**What you need to do:**
Find the lines containing "this" and say how many there are, with no other words.

───── Records provided ─────

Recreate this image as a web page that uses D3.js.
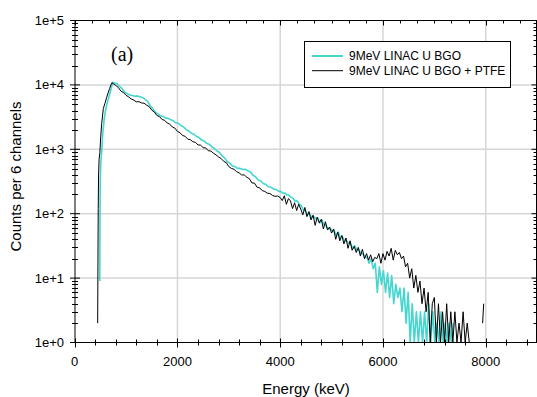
<!DOCTYPE html>
<html><head><meta charset="utf-8">
<script src="https://cdn.jsdelivr.net/npm/d3@7"></script>
<style>
body{margin:0;background:#fff;}
svg{display:block;font-family:"Liberation Sans",Arial,sans-serif;}
</style>
</head><body>
<svg id="chart" width="537" height="397"></svg>
<script>
// ---------- data ----------
const seriesNames = ["9MeV LINAC U BGO", "9MeV LINAC U BGO + PTFE"];
const seriesColors = ["#45D6CF", "#000000"];
const xTickValues = [0, 2000, 4000, 6000, 8000];
const xTickLabels = ["0", "2000", "4000", "6000", "8000"];
const yTickValues = [1, 10, 100, 1000, 10000, 100000];
const yTickLabels = ["1e+0", "1e+1", "1e+2", "1e+3", "1e+4", "1e+5"];
const xLabel = "Energy (keV)";
const yLabel = "Counts per 6 channels";
const panelLabel = "(a)";

// cyan: 9MeV LINAC U BGO
const cyanE = [488,492,497,505,515,525,545,575,607,640,672,705,740,
780,820,870,920,970,1020,1070,1120,1170,1220,1270,1320,1370,1420,1470,1520,1570,1620,1670,1720,1770,1820,1870,1920,1970,
2020,2070,2120,2170,2220,2270,2320,2370,2420,2470,2520,2570,2620,2670,2720,2770,2820,2870,2920,2970,
3020,3070,3120,3170,3220,3270,3320,3370,3420,3470,3520,3570,3620,3670,3720,3770,3820,3870,3920,3970,
4010,4050,4090,4130,4170,4210,4250,4290,4330,4370,4410,4450,4490,4530,4570,4610,4650,4690,4730,4770,
4810,4850,4890,4930,4970,5010,5050,5090,5130,5170,5210,5250,5290,5330,5370,5410,5450,5490,5530,5570,
5610,5650,5690,5730,5770,5810,5850,5890,5930,5970,6010,6050,6090,6130,6170,6210,6250,6290,6330,6370,
6410,6450,6490,6530,6570,6610,6650,6690,6730,6770,6810,6850,6890,6930,6970,7010,7050,7090,7130,7170,
7210,7250,7290,7330,7370];
const cyanC = [9,80,300,550,750,900,1700,3000,4300,5500,6800,8500,11000,
10600,10500,9500,8800,7700,7350,6950,6850,6650,6750,6550,6350,5950,5550,4750,4250,3750,3550,3300,3250,3050,3020,2880,2770,2580,
2520,2330,2220,2030,1920,1780,1720,1580,1520,1390,1340,1240,1190,1090,1030,940,890,790,730,640,
610,550,540,505,505,485,490,465,445,395,375,335,325,295,285,262,258,242,238,222,
222,208,210,196,195,180,174,156,158,140,134,114,112,98,100,88,90,84,86,72,
80,68,66,58,60,55,54,46,52,42,44,38,38,35,34,29,32,27,28,24,
24,21,21,17,20,14,17,6,15,8,13,6,12,5,11,4,8,5,7,3,
7,2,6,1,4,1,3,1,3,1,3,1,4,1,3,1,2,1,3,1,
2,1,2,1,2];

// black: 9MeV LINAC U BGO + PTFE
const blackE = [447,452,458,465,475,490,505,525,557,590,620,650,680,705,725,760,800,850,900,950,
1000,1050,1100,1150,1200,1250,1300,1350,1400,1450,1500,1550,1600,1650,1700,1750,1800,1850,1900,1950,
2000,2050,2100,2150,2200,2250,2300,2350,2400,2450,2500,2550,2600,2650,2700,2750,2800,2850,2900,2950,
3000,3050,3100,3150,3200,3250,3300,3350,3400,3450,3500,3550,3600,3650,3700,3750,3800,3850,3900,3950,
4000,4040,4080,4120,4160,4200,4240,4280,4320,4360,4400,4440,4480,4520,4560,4600,4640,4680,4720,4760,
4800,4840,4880,4920,4960,5000,5040,5080,5120,5160,5200,5240,5280,5320,5360,5400,5440,5480,5520,5560,
5600,5640,5680,5720,5760,5800,5840,5880,5920,5960,6000,6040,6080,6120,6160,6200,6240,6280,6320,6360,
6400,6440,6480,6520,6560,6600,6640,6680,6720,6760,6800,6840,6880,6920,6960,7000,7040,7080,7120,7160,
7200,7240,7280,7320,7360,7400,7440,7480,7520,7560,7600,7640,7680,7720,7760,7920,7940,7960,7980];
const blackC = [2,15,120,400,700,900,1500,2500,4300,5200,6300,7500,8800,10000,10800,10300,9800,9100,8000,7600,
6900,6500,6050,5800,5450,5500,5250,5200,4850,4600,4050,3800,3350,3220,2900,2820,2560,2460,2220,2130,
1890,1810,1640,1590,1440,1410,1310,1280,1170,1160,1060,1050,950,940,870,820,760,720,650,620,
540,505,490,450,430,400,400,368,350,300,298,258,252,228,222,208,206,192,186,188,
178,160,190,140,172,158,120,148,112,140,118,96,125,90,108,80,95,66,88,72,
82,58,75,56,62,50,58,40,52,38,46,34,42,29,38,27,31,25,30,22,
28,20,24,19,23,18,21,20,24,17,24,19,26,22,29,19,27,23,25,20,
22,15,17,10,14,7,11,6,9,4,7,3,6,1,4,5,1,4,1,3,
1,4,1,3,1,3,1,2,1,3,1,2,1,1,0,0,2,4,0];

// ---------- chart ----------
const svg = d3.select("#chart");
const L = 75, R = 536.5, T = 20.5, B = 342.5;
const x = d3.scaleLinear().domain([0, 9000]).range([74.7, 537.1]);
const y = d3.scaleLog().domain([1, 1e5]).range([B, T]);

svg.append("defs").append("clipPath").attr("id", "clip")
  .append("rect").attr("x", L).attr("y", T - 1).attr("width", R - L).attr("height", B - T + 1);

// gridlines
const grid = svg.append("g").attr("stroke", "#d6d6d6").attr("stroke-width", 1.5);
xTickValues.filter(v => v > 0).forEach(v => {
  grid.append("line").attr("x1", x(v)).attr("x2", x(v)).attr("y1", T).attr("y2", B);
});
yTickValues.filter(v => v > 1 && v < 1e5).forEach(v => {
  grid.append("line").attr("x1", L).attr("x2", R).attr("y1", y(v)).attr("y2", y(v));
});

// series
function drawSeries(E, C, color, width) {
  const pts = E.map((e, i) => ({e, c: C[i]}));
  const line = d3.line().defined(d => d.c > 0).x(d => x(d.e)).y(d => y(d.c));
  svg.append("path").datum(pts).attr("clip-path", "url(#clip)")
    .attr("fill", "none").attr("stroke", color).attr("stroke-width", width)
    .attr("stroke-linejoin", "round").attr("d", line);
}
drawSeries(cyanE, cyanC, seriesColors[0], 1.6);
drawSeries(blackE, blackC, seriesColors[1], 1);

// axes
const ax = svg.append("g").attr("stroke", "#000").attr("stroke-width", 1).attr("fill", "none");
ax.append("line").attr("x1", L).attr("x2", L).attr("y1", T).attr("y2", B);
ax.append("line").attr("x1", L).attr("x2", R + 0.5).attr("y1", B).attr("y2", B);
ax.append("line").attr("x1", L).attr("x2", R + 0.5).attr("y1", T).attr("y2", T);
ax.append("line").attr("x1", R).attr("x2", R).attr("y1", T).attr("y2", B);

// bottom ticks (minor every 400)
d3.range(0, 9001, 400).forEach(v => {
  const major = v % 2000 === 0;
  const px = Math.round(x(v)) + 0.5;
  ax.append("line").attr("x1", px).attr("x2", px)
    .attr("y1", B - (major ? 4 : 3)).attr("y2", B + (major ? 5 : 3));
});
// top ticks (minor every 2000/6)
d3.range(0, 54).map(i => i * 2000 / 6).filter(v => v <= 9000).forEach((v, i) => {
  const major = i % 6 === 0;
  const px = Math.round(x(v)) + 0.5;
  ax.append("line").attr("x1", px).attr("x2", px).attr("y1", T).attr("y2", T + (major ? 5 : 3));
});
// left / right ticks
const yMinor = [];
[1, 10, 100, 1000, 10000].forEach(d => { for (let k = 2; k <= 9; k++) yMinor.push(d * k); });
yMinor.forEach(v => {
  const py = Math.round(y(v)) + 0.5;
  ax.append("line").attr("x1", L - 3).attr("x2", L + 3).attr("y1", py).attr("y2", py);
  ax.append("line").attr("x1", R - 3).attr("x2", R).attr("y1", py).attr("y2", py);
});
yTickValues.forEach(v => {
  const py = y(v);
  ax.append("line").attr("x1", L - 5).attr("x2", L + 5).attr("y1", py).attr("y2", py);
  ax.append("line").attr("x1", R - 5).attr("x2", R).attr("y1", py).attr("y2", py);
});

// tick labels
const tl = svg.append("g").attr("font-size", 13).attr("fill", "#000");
yTickValues.forEach((v, i) => {
  tl.append("text").attr("x", 64).attr("y", y(v) + 4.5).attr("text-anchor", "end").text(yTickLabels[i]);
});
xTickValues.forEach((v, i) => {
  tl.append("text").attr("x", x(v)).attr("y", 365.5).attr("text-anchor", "middle").text(xTickLabels[i]);
});

// axis titles
svg.append("text").attr("x", 306).attr("y", 394).attr("text-anchor", "middle")
  .attr("font-size", 15).text(xLabel);
svg.append("text").attr("transform", "translate(21,176.5) rotate(-90)").attr("text-anchor", "middle")
  .attr("font-size", 15).text(yLabel);

// panel label
svg.append("text").attr("x", 111).attr("y", 61).attr("font-family", "'Liberation Serif','Times New Roman',serif")
  .attr("font-size", 20).text(panelLabel);

// legend
const lg = svg.append("g");
lg.append("rect").attr("x", 304.5).attr("y", 41.5).attr("width", 206).attr("height", 46)
  .attr("fill", "#fff").attr("stroke", "#000").attr("stroke-width", 1);
seriesNames.forEach((n, i) => {
  const ly = 56 + i * 14.7;
  lg.append("line").attr("x1", 312).attr("x2", 343).attr("y1", ly).attr("y2", ly)
    .attr("stroke", seriesColors[i]).attr("stroke-width", i === 0 ? 2 : 1);
  lg.append("text").attr("x", 349).attr("y", ly + 4.3).attr("font-size", 12).text(n);
});
</script>
</body></html>
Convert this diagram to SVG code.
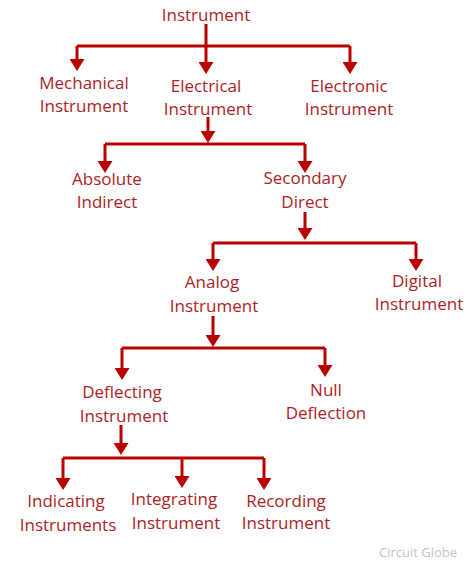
<svg xmlns="http://www.w3.org/2000/svg" width="471" height="570" viewBox="0 0 471 570">
<defs>
<marker id="ah" viewBox="0 0 12 15" refX="1" refY="7.5" markerWidth="12" markerHeight="15" markerUnits="userSpaceOnUse" orient="auto">
<path d="M0,0 L12,7.5 L0,15 z" fill="#B80000"/>
</marker>
<style>
.t{font-family:"Open Sans","Liberation Sans",sans-serif;font-size:17px;fill:#AC1E28;text-anchor:middle}
.c{fill:none;stroke:#B80000;stroke-width:3}
.a{marker-end:url(#ah)}
.w{font-family:"Open Sans","Liberation Sans",sans-serif;font-size:13px;fill:#C4C4C4;text-anchor:middle}
</style>
</defs>
<rect width="471" height="570" fill="#ffffff"/>
<g id="connectors">
<path class="c" d="M206,24 V46 M77,46 H350 M105,144 H305 M213,243 H416 M122,348 H325 M63,458 H264"/>
<path class="c a" d="M77,46 V60"/>
<path class="c a" d="M206,46 V63"/>
<path class="c a" d="M350,46 V63"/>
<path class="c a" d="M208,117 V132"/>
<path class="c a" d="M105,144 V162"/>
<path class="c a" d="M305,144 V162"/>
<path class="c a" d="M305,212 V229"/>
<path class="c a" d="M213,243 V260"/>
<path class="c a" d="M416,243 V260"/>
<path class="c a" d="M213,316 V336"/>
<path class="c a" d="M122,348 V369"/>
<path class="c a" d="M325,348 V366"/>
<path class="c a" d="M121,425 V444"/>
<path class="c a" d="M63,458 V479"/>
<path class="c a" d="M182,458 V477"/>
<path class="c a" d="M264,458 V479"/>
</g>
<g id="instrument"><text class="t" x="206" y="21">Instrument</text></g>
<g id="mechanical"><text class="t" x="84" y="89">Mechanical</text><text class="t" x="84" y="112">Instrument</text></g>
<g id="electrical"><text class="t" x="206" y="92">Electrical</text><text class="t" x="208" y="115">Instrument</text></g>
<g id="electronic"><text class="t" x="349" y="92">Electronic</text><text class="t" x="349" y="115">Instrument</text></g>
<g id="absolute"><text class="t" x="107" y="185">Absolute</text><text class="t" x="107" y="208">Indirect</text></g>
<g id="secondary"><text class="t" x="305" y="184">Secondary</text><text class="t" x="305" y="208">Direct</text></g>
<g id="analog"><text class="t" x="212" y="288">Analog</text><text class="t" x="214" y="312">Instrument</text></g>
<g id="digital"><text class="t" x="417" y="287">Digital</text><text class="t" x="419" y="310">Instrument</text></g>
<g id="deflecting"><text class="t" x="122" y="398">Deflecting</text><text class="t" x="124" y="422">Instrument</text></g>
<g id="null"><text class="t" x="326" y="396">Null</text><text class="t" x="326" y="419">Deflection</text></g>
<g id="indicating"><text class="t" x="66" y="507">Indicating</text><text class="t" x="68" y="531">Instruments</text></g>
<g id="integrating"><text class="t" x="174" y="505">Integrating</text><text class="t" x="176" y="529">Instrument</text></g>
<g id="recording"><text class="t" x="286" y="507">Recording</text><text class="t" x="286" y="529">Instrument</text></g>
<text class="w" x="418" y="557">Circuit Globe</text>
</svg>
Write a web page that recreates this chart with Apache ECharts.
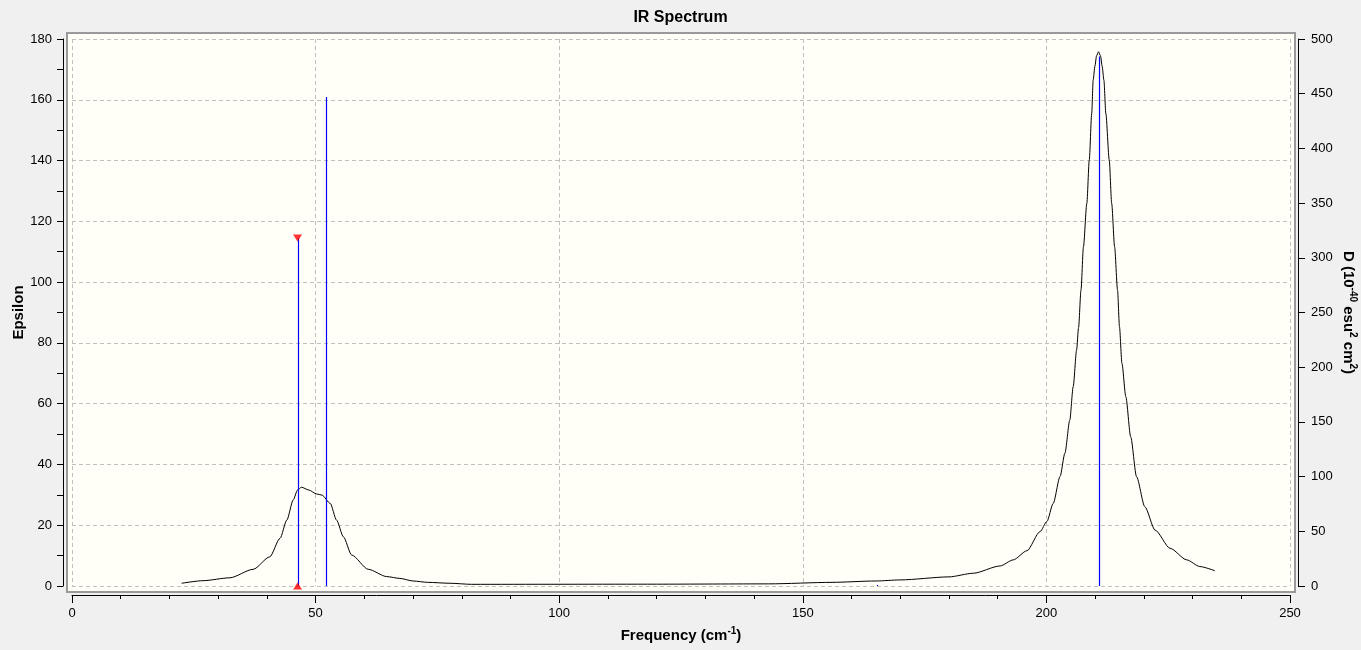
<!DOCTYPE html>
<html>
<head>
<meta charset="utf-8">
<title>IR Spectrum</title>
<script src="https://cdn.jsdelivr.net/npm/echarts@6/dist/echarts.min.js"></script>
<style>
    html, body { margin: 0; padding: 0; background: #f0f0f0; }
    #chart { width: 1361px; height: 650px; }
</style>
</head>
<body>
<div id="chart"></div>
<script>
// broadened spectrum (left axis, epsilon)
const freq = [22.5, 26.9, 32.4, 37.2, 40.6, 42.7, 44.1, 45.4, 46.3, 47.1, 48.6, 50.2, 51.3, 53.0, 54.3, 55.7, 57.4, 60.8,
    64.6, 67.3, 70.0, 73.0, 77.6, 82.0, 120.0, 143.0, 156.0, 165.0, 170.0, 180.0, 185.0, 190.5, 193.2, 196.0,
    198.7, 200.1, 201.4, 202.8, 203.8, 204.8, 205.5, 206.2, 206.6, 207.1, 207.6, 208.3, 208.8, 209.3, 209.6,
    209.95, 210.3, 210.7, 211.1, 211.45, 211.8, 212.2, 212.9, 213.4, 214.0, 214.6, 215.0, 215.5, 216.3, 217.3,
    218.5, 220.2, 222.3, 225.4, 228.8, 231.5, 234.6];
const epsilon = [0.9, 1.75, 2.7, 5.5, 9.6, 15.7, 21.7, 28.3, 31.6, 32.5, 31.6, 30.3, 29.9, 27.2, 21.7, 16.2, 10.2, 5.5,
    3.1, 2.5, 1.65, 1.2, 0.9, 0.55, 0.6, 0.7, 1.2, 1.65, 2.0, 3.0, 4.2, 6.6, 8.6, 11.6,
    17.9, 21.2, 27.2, 36.0, 43.7, 54.6, 65.6, 77.7, 85.0, 97.4, 111.6, 125.9, 140.2, 155.5, 166.5,
    171.0, 174.5, 175.8, 174.5, 171.0, 166.5, 155.5, 140.2, 125.9, 111.6, 97.4, 85.3, 73.3, 62.3, 49.1,
    36.0, 26.1, 18.4, 12.4, 8.6, 6.4, 5.0];

// stick spectrum (right axis, D)
const stickFreq = [46.3, 52.1, 165.2, 210.8];
const stickD = [318, 447, 1, 484];

// selected mode (red markers)
const selFreq = 46.3;
const selD = 318;

const xTicks = { min: 0, max: 250, interval: 50 };
const epsTicks = { min: 0, max: 180, interval: 20 };
const dTicks = { min: 0, max: 500, interval: 50 };

const fontName = "'Liberation Sans', Arial, sans-serif";

var curveData = freq.map((f, i) => [f, epsilon[i]]);
var stickData = stickFreq.map((f, i) => [f, stickD[i]]);

var chart = echarts.init(document.getElementById("chart"));

var axisText = { color: "#000", fontSize: 13, fontFamily: fontName };
var supStyle = { fontSize: 10, fontWeight: "bold", fontFamily: fontName, verticalAlign: "top", color: "#000" };

chart.setOption({
    backgroundColor: "#f0f0f0",
    animation: false,
    title: {
        text: "IR Spectrum",
        left: "center",
        top: 5,
        textStyle: { fontSize: 16, fontWeight: "bold", fontFamily: fontName, color: "#000" }
    },
    grid: [
        // frame of the plot area
        { left: 67, top: 33, width: 1228, height: 559, show: true, backgroundColor: "#fffff7", borderColor: "#9a9a9a", borderWidth: 2,
          containLabel: false, outerBoundsMode: "none" },
        // data area
        { left: 72, right: 71, top: 39, bottom: 64, containLabel: false, outerBoundsMode: "none" }
    ],
    xAxis: [
        { gridIndex: 0, type: "value", show: false },
        {
            gridIndex: 1, type: "value", min: xTicks.min, max: xTicks.max, interval: xTicks.interval,
            offset: 9,
            axisLine: { onZero: false, lineStyle: { color: "#000", width: 1 } },
            axisTick: { inside: false, length: 8, lineStyle: { color: "#000" } },
            minorTick: { show: true, splitNumber: 5, length: 4, lineStyle: { color: "#000" } },
            axisLabel: Object.assign({ margin: 12 }, axisText),
            splitLine: { show: true, lineStyle: { color: "#c0c0c0", type: [4, 3] } },
            name: "Frequency (cm{sup|-1})",
            nameLocation: "middle",
            nameGap: 31,
            nameMoveOverlap: false,
            nameTextStyle: { fontSize: 15, fontWeight: "bold", fontFamily: fontName, color: "#000", lineHeight: 20, rich: { sup: supStyle } }
        }
    ],
    yAxis: [
        { gridIndex: 0, type: "value", show: false },
        {
            gridIndex: 1, type: "value", min: epsTicks.min, max: epsTicks.max, interval: epsTicks.interval,
            position: "left",
            offset: 9,
            axisLine: { show: true, onZero: false, lineStyle: { color: "#000", width: 1 } },
            axisTick: { show: true, inside: false, length: 6, lineStyle: { color: "#000" } },
            minorTick: { show: true, splitNumber: 2, length: 6, lineStyle: { color: "#000" } },
            axisLabel: Object.assign({ margin: 11 }, axisText),
            splitLine: { show: true, lineStyle: { color: "#c0c0c0", type: [4, 3] } },
            name: "Epsilon",
            nameLocation: "middle",
            nameGap: 37,
            nameMoveOverlap: false,
            nameTextStyle: { fontSize: 15, fontWeight: "bold", fontFamily: fontName, color: "#000" }
        },
        {
            gridIndex: 1, type: "value", min: dTicks.min, max: dTicks.max, interval: dTicks.interval,
            position: "right",
            offset: 8,
            axisLine: { show: true, onZero: false, lineStyle: { color: "#000", width: 1 } },
            axisTick: { show: true, inside: false, length: 7, lineStyle: { color: "#000" } },
            axisLabel: Object.assign({ margin: 13 }, axisText),
            splitLine: { show: false },
            name: "D (10{sup|-40} esu{sup|2} cm{sup|2})",
            nameLocation: "middle",
            nameRotate: -90,
            nameGap: 40,
            nameMoveOverlap: false,
            nameTextStyle: { fontSize: 15, fontWeight: "bold", fontFamily: fontName, color: "#000", lineHeight: 20, rich: { sup: supStyle } }
        }
    ],
    series: [
        {
            type: "line",
            xAxisIndex: 1,
            yAxisIndex: 1,
            data: curveData,
            showSymbol: false,
            smooth: 0.25,
            smoothMonotone: "x",
            lineStyle: { color: "#000", width: 1 },
            z: 3
        },
        {
            // sticks drawn from zero up to D
            type: "custom",
            xAxisIndex: 1,
            yAxisIndex: 2,
            data: stickData,
            renderItem: function (params, api) {
                var top = api.coord([api.value(0), api.value(1)]);
                var bottom = api.coord([api.value(0), 0]);
                return {
                    type: "line",
                    shape: { x1: Math.round(top[0]) + 0.5, y1: top[1], x2: Math.round(bottom[0]) + 0.5, y2: bottom[1] },
                    style: { stroke: "#0000ff", lineWidth: 1.2 }
                };
            },
            z: 4
        },
        {
            type: "scatter",
            xAxisIndex: 1,
            yAxisIndex: 2,
            symbol: "triangle",
            symbolSize: [9, 7],
            itemStyle: { color: "#ff0000" },
            clip: false,
            data: [
                { value: [selFreq, selD], symbolRotate: 180 },
                { value: [selFreq, 0] }
            ],
            z: 5
        }
    ]
});
</script>
</body>
</html>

─────

**The result:**
3